Le Trade Unionist, celui qui connaît bien toutes les lois du travail, est aussi là tel un sage pour intervenir et guider les autres quand il y a des manquements. Puis le Culture Guy, celui qui est toujours en train de célébrer une fête religieuse chez lui, qui porte ses vêtements traditionnels le jour de la fête, et apporte à manger (briani, ‘gâteau lavierge’, oeufs de Pâques et autres gâteaux diwali) pour tout le monde.

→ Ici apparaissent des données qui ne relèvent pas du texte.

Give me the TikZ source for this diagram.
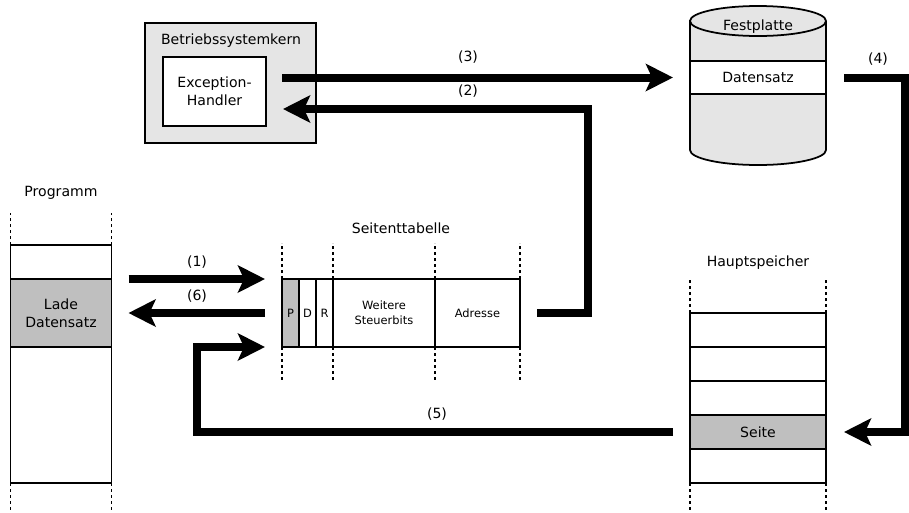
\documentclass[tikz,border=0pt]{standalone}
\usepackage{fontspec}
\setmainfont{DejaVu Sans}
\usetikzlibrary{arrows.meta,positioning}

\begin{document}
\begin{tikzpicture}[
    font=\fontsize{8}{10.5}\selectfont,
    cell/.style={rectangle, draw, line width=1.1pt, inner sep=0pt, outer sep=0pt, align=center},
    memcell/.style={cell, minimum width=2.72cm, minimum height=0.68cm},
    progcell/.style={cell, minimum width=2.02cm},
    tabcell/.style={cell, minimum height=1.36cm, font=\fontsize{6.5}{8.5}\selectfont},
    marked/.style={fill=gray!50},
    guide/.style={line width=0.8pt, dash pattern=on 0.06cm off 0.06cm},
    bigarrow/.style={-{Stealth[length=0.54cm, width=0.54cm, inset=0.12cm]}, line width=0.16cm}
]
\useasboundingbox (0,0) rectangle (18.18,-10.24);

% Betriebssystemkern with exception handler
\node[cell, fill=gray!20, minimum width=3.42cm, minimum height=2.4cm] (kern) at (4.61,-1.66) {};
\node (kernlabel) at (4.62,-0.82) {Betriebssystemkern};
\node[cell, fill=white, minimum width=2.06cm, minimum height=1.38cm] (handler) at (4.29,-1.83) {Exception-\\Handler};

% Festplatte (cylinder)
\draw[line width=1pt, fill=gray!20] (13.8,-0.42) -- (13.8,-3.0)
    arc[start angle=180, end angle=360, x radius=1.36, y radius=0.3]
    -- (16.52,-0.42)
    arc[start angle=0, end angle=180, x radius=1.36, y radius=0.3] -- cycle;
\draw[line width=1pt] (13.8,-0.42) arc[start angle=180, end angle=360, x radius=1.36, y radius=0.3];
\node (disklabel) at (15.16,-0.54) {Festplatte};
\node[memcell, line width=1.3pt, fill=white, minimum height=0.66cm] (datensatz) at (15.16,-1.55) {Datensatz};

% Programm
\node (proglabel) at (1.22,-3.86) {Programm};
\node[progcell, minimum height=0.68cm] (prog1) at (1.22,-5.24) {};
\node[progcell, marked, minimum height=1.36cm] (lade) at (1.22,-6.26) {Lade\\Datensatz};
\node[progcell, minimum height=2.72cm] (prog3) at (1.22,-8.3) {};
\draw[guide] (prog1.north west) -- ++(0,0.64);
\draw[guide] (prog1.north east) -- ++(0,0.64);
\draw[guide] (prog3.south west) -- ++(0,-0.6);
\draw[guide] (prog3.south east) -- ++(0,-0.6);

% Seitentabelle
\node (tablabel) at (8.02,-4.56) {Seitenttabelle};
\node[tabcell, marked, minimum width=0.34cm] (tabP) at (5.81,-6.26) {P};
\node[tabcell, minimum width=0.34cm] (tabD) at (6.15,-6.26) {D};
\node[tabcell, minimum width=0.34cm] (tabR) at (6.49,-6.26) {R};
\node[tabcell, minimum width=2.04cm] (tabW) at (7.68,-6.26) {Weitere\\Steuerbits};
\node[tabcell, minimum width=1.7cm] (tabA) at (9.55,-6.26) {Adresse};
\draw[guide] (tabP.north west) -- ++(0,0.72);
\draw[guide] (tabR.north east) -- ++(0,0.72);
\draw[guide] (tabW.north east) -- ++(0,0.72);
\draw[guide] (tabA.north east) -- ++(0,0.72);
\draw[guide] (tabP.south west) -- ++(0,-0.66);
\draw[guide] (tabR.south east) -- ++(0,-0.66);
\draw[guide] (tabW.south east) -- ++(0,-0.66);
\draw[guide] (tabA.south east) -- ++(0,-0.66);

% Hauptspeicher
\node (memlabel) at (15.16,-5.26) {Hauptspeicher};
\node[memcell] (mem1) at (15.16,-6.6) {};
\node[memcell] (mem2) at (15.16,-7.28) {};
\node[memcell] (mem3) at (15.16,-7.96) {};
\node[memcell, marked] (seite) at (15.16,-8.64) {Seite};
\node[memcell] (mem5) at (15.16,-9.32) {};
\draw[guide] (mem1.north west) -- ++(0,0.7);
\draw[guide] (mem1.north east) -- ++(0,0.7);
\draw[guide] (mem5.south west) -- ++(0,-0.6);
\draw[guide] (mem5.south east) -- ++(0,-0.6);

% Arrows
\draw[bigarrow, shorten <=0.34cm, shorten >=0.34cm] (lade.north east) -- (tabP.north west);
\node (step1) at (3.94,-5.24) {(1)};
\draw[bigarrow, shorten <=0.34cm, shorten >=0.34cm] (tabP.west) -- (lade.east);
\node (step6) at (3.94,-5.92) {(6)};
\draw[bigarrow, shorten <=0.34cm, shorten >=0.34cm] (tabA.east) -- ++(1.36,0) |- ([yshift=-0.35cm]handler.east);
\node (step2) at (9.36,-1.82) {(2)};
\draw[bigarrow, shorten <=0.32cm, shorten >=0.34cm] (handler.east |- datensatz.west) -- (datensatz.west);
\node (step3) at (9.36,-1.14) {(3)};
\draw[bigarrow, shorten <=0.36cm, shorten >=0.36cm] (datensatz.east) -- ++(1.57,0) |- (seite.east);
\node (step4) at (17.56,-1.18) {(4)};
\draw[bigarrow, shorten <=0.34cm, shorten >=0.34cm] (seite.west) -| ([xshift=-1.7cm]tabP.south west) -- (tabP.south west);
\node (step5) at (8.74,-8.28) {(5)};

\end{tikzpicture}
\end{document}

Le Good Morning Bloke est celui qui ne manque jamais de dire bonjour à tout le monde le matin au boulot, quitte à devoir faire le tour des tables et même de revenir plus tard pour saluer ceux qu’il a manqués. «Mo pa ti dir twa bonzour gramatin, non?» C’est toujours assez gênant de croiser à nouveau ce type plus tard dans l’escalier ou dans le corridor, car on ne sait pas trop de quoi parler, la conversation avec lui n’est jamais allée au-delà de bonjour.

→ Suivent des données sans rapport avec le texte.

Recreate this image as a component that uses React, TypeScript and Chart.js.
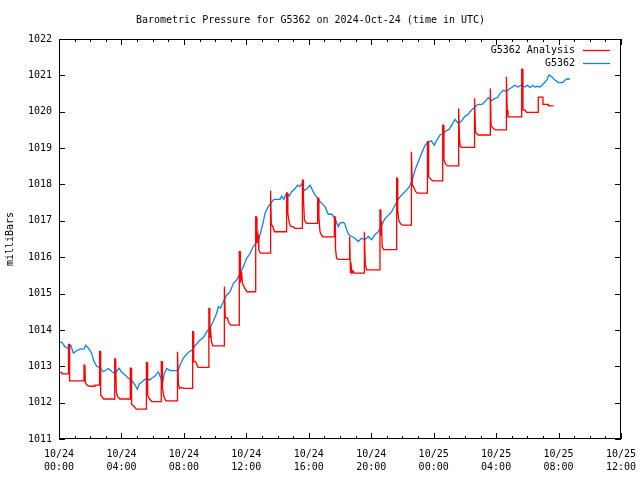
import React, { useEffect, useRef } from "react";
import { Chart, registerables } from "chart.js";

Chart.register(...registerables);

const chartTitle = "Barometric Pressure for G5362 on 2024-Oct-24 (time in UTC)";
const yAxisTitle = "milliBars";
const seriesNames = ["G5362 Analysis", "G5362"];
const seriesColors = ["#ff0000", "rgb(16,128,240)"];

// x values are hours since 10/24 00:00 UTC
const xTickLabels = [
  ["10/24", "00:00"],
  ["10/24", "04:00"],
  ["10/24", "08:00"],
  ["10/24", "12:00"],
  ["10/24", "16:00"],
  ["10/24", "20:00"],
  ["10/25", "00:00"],
  ["10/25", "04:00"],
  ["10/25", "08:00"],
  ["10/25", "12:00"],
];
const xMin = 0;
const xMax = 36;
const xMajorStep = 4;
const yMin = 1011;
const yMax = 1022;

const analysisHours = [
  0, 0.19, 0.19, 0.58, 0.58, 0.62, 0.63, 0.66, 0.68, 1.6,
  1.6, 1.66, 1.69, 1.8, 1.95, 2.3, 2.3, 2.6,
  2.6, 2.65, 2.67, 2.75, 2.85, 3.57,
  3.57, 3.63, 3.67, 3.75, 3.9, 4.55,
  4.55, 4.58, 4.62, 4.65, 4.8, 4.95, 5.6,
  5.6, 5.65, 5.68, 5.8, 5.95, 6.55,
  6.55, 6.6, 6.63, 6.72, 6.85, 7.56,
  7.56, 7.62, 7.65, 7.72, 7.85, 8.0, 8.56,
  8.56, 8.6, 8.63, 8.75, 8.9, 9.6,
  9.6, 9.64, 9.66, 9.72, 9.76, 9.85, 10.57,
  10.57, 10.62, 10.65, 10.8, 10.85, 11.0, 11.55,
  11.55, 11.6, 11.62, 11.7, 11.75, 11.9, 12.05, 12.6,
  12.6, 12.65, 12.68, 12.75, 12.8, 12.9, 13.53,
  13.53, 13.58, 13.6, 13.7, 13.8, 14.58,
  14.58, 14.62, 14.66, 14.75, 14.85, 15.0, 15.1, 15.59,
  15.59, 15.64, 15.66, 15.72, 15.85, 16.57,
  16.57, 16.62, 16.65, 16.72, 16.8, 16.9, 17.64,
  17.64, 17.68, 17.71, 17.78, 17.9, 18.6,
  18.6, 18.64, 18.67, 18.72, 18.77, 18.85, 18.9, 19.54,
  19.54, 19.58, 19.62, 19.7, 20.56,
  20.56, 20.6, 20.62, 20.66, 20.7, 20.8, 21.63,
  21.63, 21.67, 21.7, 21.76, 21.88, 22.0, 22.55,
  22.55, 22.6, 22.63, 22.7, 22.85, 22.95, 23.6,
  23.6, 23.64, 23.68, 23.8, 23.95, 24.58,
  24.58, 24.62, 24.66, 24.78, 24.9, 25.58,
  25.58, 25.62, 25.65, 25.7, 25.8, 26.6,
  26.6, 26.64, 26.68, 26.75, 26.85, 27.61,
  27.61, 27.65, 27.68, 27.8, 27.95, 28.64,
  28.64, 28.68, 28.71, 28.76, 29.64,
  29.64, 29.68, 29.72, 29.85, 29.95, 30.7,
  30.7, 31.0, 31.0, 31.35, 31.35, 31.67,
];
const analysisValues = [
  1012.83, 1012.83, 1012.79, 1012.79, 1013.36, 1013.36, 1013.6, 1013.6, 1012.6, 1012.6,
  1013.03, 1013.03, 1012.55, 1012.48, 1012.45, 1012.45, 1012.48, 1012.48,
  1013.41, 1013.41, 1012.2, 1012.17, 1012.1, 1012.1,
  1013.2, 1013.2, 1012.3, 1012.17, 1012.1, 1012.1,
  1012.67, 1012.95, 1012.95, 1011.95, 1011.9, 1011.82, 1011.82,
  1013.1, 1013.1, 1012.2, 1012.1, 1012.03, 1012.03,
  1013.13, 1013.13, 1012.4, 1012.16, 1012.05, 1012.05,
  1013.4, 1013.4, 1012.5, 1012.39, 1012.42, 1012.39, 1012.39,
  1013.95, 1013.95, 1013.13, 1013.13, 1012.97, 1012.97,
  1014.59, 1014.59, 1013.78, 1013.95, 1013.7, 1013.56, 1013.56,
  1015.19, 1015.19, 1014.33, 1014.33, 1014.22, 1014.13, 1014.13,
  1016.15, 1016.15, 1015.3, 1015.6, 1015.28, 1015.15, 1015.05, 1015.05,
  1017.11, 1017.11, 1016.4, 1016.6, 1016.2, 1016.11, 1016.11,
  1017.83, 1017.83, 1016.9, 1016.84, 1016.7, 1016.7,
  1017.76, 1017.76, 1017.2, 1016.95, 1016.84, 1016.84, 1016.79, 1016.79,
  1018.12, 1018.12, 1017.6, 1017.02, 1016.93, 1016.93,
  1017.62, 1017.62, 1017.1, 1016.7, 1016.62, 1016.56, 1016.56,
  1017.11, 1017.11, 1016.24, 1015.97, 1015.94, 1015.94,
  1016.56, 1016.56, 1015.56, 1015.75, 1015.56, 1015.62, 1015.56, 1015.56,
  1016.7, 1016.7, 1015.8, 1015.65, 1015.65,
  1017.3, 1017.3, 1016.6, 1017.0, 1016.29, 1016.21, 1016.21,
  1018.17, 1018.17, 1017.3, 1017.02, 1016.92, 1016.88, 1016.88,
  1018.9, 1018.9, 1018.0, 1017.94, 1017.8, 1017.76, 1017.76,
  1019.18, 1019.18, 1018.21, 1018.15, 1018.1, 1018.1,
  1019.63, 1019.63, 1018.67, 1018.55, 1018.51, 1018.51,
  1020.09, 1020.09, 1019.3, 1019.05, 1019.02, 1019.02,
  1020.37, 1020.37, 1019.45, 1019.4, 1019.36, 1019.36,
  1020.64, 1020.64, 1019.6, 1019.55, 1019.5, 1019.5,
  1020.96, 1020.96, 1020.05, 1019.86, 1019.86,
  1021.17, 1021.17, 1020.05, 1020.05, 1019.98, 1019.98,
  1020.4, 1020.4, 1020.2, 1020.2, 1020.16, 1020.16,
];

const stationHours = [
  0, 0.2, 0.38, 0.6, 0.75, 0.92, 1.1, 1.35, 1.6, 1.71,
  1.9, 2.09, 2.2, 2.41, 2.6, 2.84, 3.16, 3.4, 3.59, 3.84,
  4.0, 4.23, 4.44, 4.65, 4.87, 5.02, 5.15, 5.3, 5.45, 5.62,
  5.8, 5.94, 6.15, 6.36, 6.5, 6.64, 6.75, 6.9, 7.11, 7.64,
  7.75, 7.96, 8.1, 8.28, 8.5, 8.67, 8.82, 9.04, 9.25, 9.46,
  9.67, 9.88, 10.1, 10.21, 10.35, 10.53, 10.74, 10.96, 11.17, 11.38,
  11.6, 11.81, 12.02, 12.24, 12.45, 12.66, 12.88, 13.09, 13.2, 13.41,
  13.56, 13.77, 14.16, 14.26, 14.4, 14.59, 14.75, 14.9, 15.12, 15.29,
  15.42, 15.55, 15.7, 15.9, 16.08, 16.25, 16.4, 16.61, 16.83, 17.04,
  17.25, 17.47, 17.68, 17.89, 18.0, 18.17, 18.3, 18.43, 18.58, 18.75,
  18.96, 19.17, 19.38, 19.6, 19.81, 20.03, 20.24, 20.45, 20.67, 20.88,
  21.1, 21.31, 21.52, 21.74, 21.84, 22.05, 22.27, 22.45, 22.63, 22.81,
  23.02, 23.23, 23.45, 23.66, 23.85, 24.04, 24.2, 24.41, 24.6, 24.79,
  25.0, 25.22, 25.37, 25.58, 25.8, 26.01, 26.2, 26.33, 26.54, 26.76,
  26.86, 27.1, 27.29, 27.5, 27.67, 27.9, 28.1, 28.25, 28.45, 28.68,
  28.89, 29.05, 29.21, 29.4, 29.6, 29.85, 30.0, 30.17, 30.35, 30.49,
  30.65, 30.81, 31.03, 31.24, 31.39, 31.56, 31.77, 31.99, 32.24, 32.4,
  32.52, 32.73,
];
const stationValues = [
  1013.68, 1013.65, 1013.54, 1013.49, 1013.58, 1013.36, 1013.42, 1013.47, 1013.47, 1013.58,
  1013.49, 1013.36, 1013.17, 1013.0, 1012.97, 1012.85, 1012.94, 1012.85, 1012.8, 1012.95,
  1012.85, 1012.76, 1012.67, 1012.62, 1012.48, 1012.37, 1012.52, 1012.56, 1012.62, 1012.67,
  1012.62, 1012.67, 1012.73, 1012.85, 1012.7, 1012.56, 1012.8, 1012.94, 1012.88, 1012.88,
  1013.03, 1013.22, 1013.3, 1013.38, 1013.44, 1013.54, 1013.62, 1013.72, 1013.79, 1013.95,
  1014.05, 1014.24, 1014.46, 1014.64, 1014.6, 1014.78, 1014.96, 1015.05, 1015.28, 1015.37,
  1015.56, 1015.74, 1015.97, 1016.1, 1016.3, 1016.4, 1016.61, 1016.98, 1017.21, 1017.39,
  1017.48, 1017.59, 1017.59, 1017.68, 1017.59, 1017.77, 1017.68, 1017.8, 1017.89, 1017.98,
  1017.94, 1018.01, 1017.83, 1017.89, 1017.98, 1017.83, 1017.71, 1017.59, 1017.48, 1017.39,
  1017.18, 1017.18, 1017.06, 1016.84, 1016.93, 1016.96, 1016.93, 1016.75, 1016.61, 1016.57,
  1016.52, 1016.43, 1016.52, 1016.48, 1016.57, 1016.48, 1016.62, 1016.7, 1016.88, 1017.06,
  1017.15, 1017.25, 1017.43, 1017.6, 1017.66, 1017.75, 1017.85, 1017.94, 1018.12, 1018.4,
  1018.63, 1018.86, 1019.08, 1019.17, 1019.2, 1019.08, 1019.22, 1019.36, 1019.4, 1019.47,
  1019.52, 1019.68, 1019.79, 1019.68, 1019.75, 1019.88, 1019.92, 1020.0, 1020.09, 1020.18,
  1020.2, 1020.2, 1020.28, 1020.39, 1020.3, 1020.36, 1020.39, 1020.5, 1020.59, 1020.56,
  1020.64, 1020.68, 1020.73, 1020.68, 1020.73, 1020.68, 1020.73, 1020.66, 1020.72, 1020.68,
  1020.7, 1020.68, 1020.77, 1020.87, 1021.01, 1020.96, 1020.87, 1020.8, 1020.8, 1020.86,
  1020.9, 1020.9,
];

const FONT = "'DejaVu Sans Mono', 'Liberation Mono', monospace";

const frameAndTicksPlugin = {
  id: "frameAndTicks",
  afterDatasetsDraw(chart: any) {
    const { ctx, chartArea: a, scales } = chart;
    const x = scales.x;
    const y = scales.y;
    ctx.save();
    ctx.strokeStyle = "#000";
    ctx.lineWidth = 1;
    ctx.beginPath();
    for (let h = xMin; h <= xMax; h += 1) {
      const px = Math.round(x.getPixelForValue(h)) + 0.5;
      const len = h % xMajorStep === 0 ? 6 : 3;
      ctx.moveTo(px, a.bottom);
      ctx.lineTo(px, a.bottom - len);
      ctx.moveTo(px, a.top);
      ctx.lineTo(px, a.top + len);
    }
    for (let v = yMin; v <= yMax; v += 1) {
      const py = Math.round(y.getPixelForValue(v)) + 0.5;
      ctx.moveTo(a.left, py);
      ctx.lineTo(a.left + 6, py);
      ctx.moveTo(a.right, py);
      ctx.lineTo(a.right - 6, py);
    }
    ctx.stroke();
    ctx.strokeRect(Math.round(a.left) + 0.5, Math.round(a.top) + 0.5, Math.round(a.right - a.left) - 1, Math.round(a.bottom - a.top) - 1);
    ctx.restore();
  },
};

const insideLegendPlugin = {
  id: "insideLegend",
  afterDraw(chart: any) {
    const { ctx, chartArea: a } = chart;
    ctx.save();
    ctx.font = `10px ${FONT}`;
    ctx.textAlign = "right";
    ctx.textBaseline = "middle";
    chart.data.datasets.forEach((ds: any, i: number) => {
      const yy = Math.round(a.top + 11 + i * 13) + 0.5;
      ctx.fillStyle = "#000";
      ctx.fillText(ds.label, a.right - 46, yy);
      ctx.strokeStyle = ds.borderColor;
      ctx.lineWidth = 1.3;
      ctx.beginPath();
      ctx.moveTo(a.right - 38, yy);
      ctx.lineTo(a.right - 11, yy);
      ctx.stroke();
    });
    ctx.restore();
  },
};

export default function App() {
  const canvasRef = useRef<HTMLCanvasElement | null>(null);

  useEffect(() => {
    if (!canvasRef.current) return;
    const analysisData = analysisHours.map((h, i) => ({ x: h, y: analysisValues[i] }));
    const stationData = stationHours.map((h, i) => ({ x: h, y: stationValues[i] }));
    const chart = new Chart(canvasRef.current, {
      type: "line",
      data: {
        datasets: [
          {
            label: seriesNames[0],
            data: analysisData,
            borderColor: seriesColors[0],
            borderWidth: 1.3,
            pointRadius: 0,
            tension: 0,
            fill: false,
          },
          {
            label: seriesNames[1],
            data: stationData,
            borderColor: seriesColors[1],
            borderWidth: 1.3,
            pointRadius: 0,
            tension: 0,
            fill: false,
          },
        ],
      },
      options: {
        responsive: false,
        animation: false,
        devicePixelRatio: 1,
        layout: { padding: { left: 0, right: 19, top: 0, bottom: 0 } },
        plugins: {
          legend: { display: false },
          tooltip: { enabled: false },
          title: {
            display: true,
            text: chartTitle,
            color: "#000",
            font: { family: FONT, size: 10, weight: "normal", lineHeight: 1.2 },
            padding: { top: 14, bottom: 13 },
          },
        },
        scales: {
          x: {
            type: "linear",
            min: xMin,
            max: xMax,
            grid: { display: false, drawTicks: false },
            border: { display: false },
            ticks: {
              stepSize: xMajorStep,
              autoSkip: false,
              maxRotation: 0,
              color: "#000",
              padding: 9,
              font: { family: FONT, size: 10, lineHeight: 1.3 },
              callback: (value: any) => xTickLabels[Math.round(Number(value) / xMajorStep)] as any,
            },
            afterFit: (scale: any) => {
              scale.height = 41;
              scale.paddingLeft = 0;
              scale.paddingRight = 0;
            },
          },
          y: {
            type: "linear",
            min: yMin,
            max: yMax,
            grid: { display: false, drawTicks: false },
            border: { display: false },
            ticks: {
              stepSize: 1,
              color: "#000",
              padding: 7,
              font: { family: FONT, size: 10 },
              callback: (value: any) => String(value),
            },
            title: {
              display: true,
              text: yAxisTitle,
              color: "#000",
              font: { family: FONT, size: 10, lineHeight: 1.2 },
              padding: { top: 4, bottom: 0 },
            },
            afterFit: (scale: any) => {
              scale.width = 59;
              scale.paddingTop = 0;
              scale.paddingBottom = 0;
            },
          },
        },
      },
      plugins: [frameAndTicksPlugin, insideLegendPlugin],
    });
    return () => chart.destroy();
  }, []);

  return (
    <div style={{ position: "fixed", left: 0, top: 0, width: 640, height: 480, background: "#fff" }}>
      <canvas ref={canvasRef} width={640} height={480} />
    </div>
  );
}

Il y a aussi parfois le Grammar Mentor, celui vers qui on se tourne pour vérifier nos textes et corriger les fautes. «Hey, get sa enn kou, mo pé ékrir enn let la. Bizin dir ‘un augmentation’ ouswa ‘une augmentation’?» «En principe, une augmentation. Tou bann mo ki fini par ‘ion’ zot féminin.» «Seryé. Mersi. Bé ‘une augmentation de salaire’, bizin met ‘s’ dan saler?...»
Dans d’autres bureaux, il y a égalament le Laugh The Loudest Chap, celui qui se fait remarquer que parce qu’il rit plus fort que tout le monde ; le Birthday Greeter, celui qui se souvient de la date d’anniversaire de tout le monde et est le premier à les souhaiter le jour de leur fête ; le Joke and Prankster Guy, celui qui connaît de bonnes blagues et aime en faire à tous ses collègues ; le Casanova Dude, celui qui se prend pour un grand séducteur et tombe amoureux de toutes les nouvelles filles qui intègrent la compagnie, le Drink & Party Guy, celui qui «dan tou program li ladan».

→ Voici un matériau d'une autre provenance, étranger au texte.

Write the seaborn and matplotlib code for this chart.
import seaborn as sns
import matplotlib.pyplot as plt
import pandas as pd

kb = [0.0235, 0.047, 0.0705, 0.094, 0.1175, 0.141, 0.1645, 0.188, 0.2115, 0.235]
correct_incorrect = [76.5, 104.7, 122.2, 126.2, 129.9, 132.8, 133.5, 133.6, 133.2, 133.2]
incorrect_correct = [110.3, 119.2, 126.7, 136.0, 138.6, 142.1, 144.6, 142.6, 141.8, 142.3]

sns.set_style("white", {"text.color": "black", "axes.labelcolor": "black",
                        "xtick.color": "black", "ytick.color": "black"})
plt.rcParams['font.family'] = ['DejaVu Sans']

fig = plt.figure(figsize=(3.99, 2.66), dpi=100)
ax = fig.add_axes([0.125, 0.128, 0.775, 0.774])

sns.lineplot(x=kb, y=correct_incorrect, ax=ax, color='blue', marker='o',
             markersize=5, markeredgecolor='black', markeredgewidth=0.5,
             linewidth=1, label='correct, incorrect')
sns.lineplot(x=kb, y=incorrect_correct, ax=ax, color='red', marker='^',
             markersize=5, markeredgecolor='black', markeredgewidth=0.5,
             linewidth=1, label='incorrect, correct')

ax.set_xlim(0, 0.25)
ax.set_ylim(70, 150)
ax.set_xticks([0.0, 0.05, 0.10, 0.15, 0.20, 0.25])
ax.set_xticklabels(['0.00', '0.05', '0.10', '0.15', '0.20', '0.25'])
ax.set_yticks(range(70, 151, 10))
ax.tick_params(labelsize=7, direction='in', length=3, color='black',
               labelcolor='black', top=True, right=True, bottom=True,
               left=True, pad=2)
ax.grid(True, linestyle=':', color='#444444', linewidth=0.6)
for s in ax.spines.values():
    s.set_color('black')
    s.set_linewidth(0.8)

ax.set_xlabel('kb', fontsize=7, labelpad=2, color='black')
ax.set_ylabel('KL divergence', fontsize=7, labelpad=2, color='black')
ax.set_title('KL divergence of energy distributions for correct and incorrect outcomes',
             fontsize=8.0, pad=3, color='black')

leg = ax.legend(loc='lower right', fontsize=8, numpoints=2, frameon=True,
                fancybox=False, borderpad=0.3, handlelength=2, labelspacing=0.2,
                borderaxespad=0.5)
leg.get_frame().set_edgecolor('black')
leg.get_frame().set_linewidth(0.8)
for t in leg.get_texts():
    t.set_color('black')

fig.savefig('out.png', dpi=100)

Et bien sûr, nul bureau n’est complet sans les ragots, les rumeurs, les scoops et les informations secrètes que personne ne devrait savoir mais que tout le monde sait. Par l’importance de cette responsabilité, dans nombre d’entreprises, ce n’est pas une personne mais tout un réseau qui travaille à pied d’oeuvre pour que vous soyez up-to-date par rapport aux événements : «Hey, to pa ti la twa, tonn rat boukou. Taler mo rakont twa.» Ils opèrent aussi comme service de renseignements accessibles aux heures ouvrables : «Hey, mo trouv bos pé paret ankoler-ankoler, kinn arivé koumsa?» ou «Hey, lapay inn fini versé? Pé paret pou gagn enn bon bonis sa lané-la?»
L’importance de telles fonctions est telle que les grandes entreprises bougent avec leur temps et de nouveaux postes émergent pour mieux satisfaire les demandes, avec des positions offrant de réelles perspectives d’avenir, tels que Vice President of Global Gossip ou Executive Director of Other People’s Personal Matters.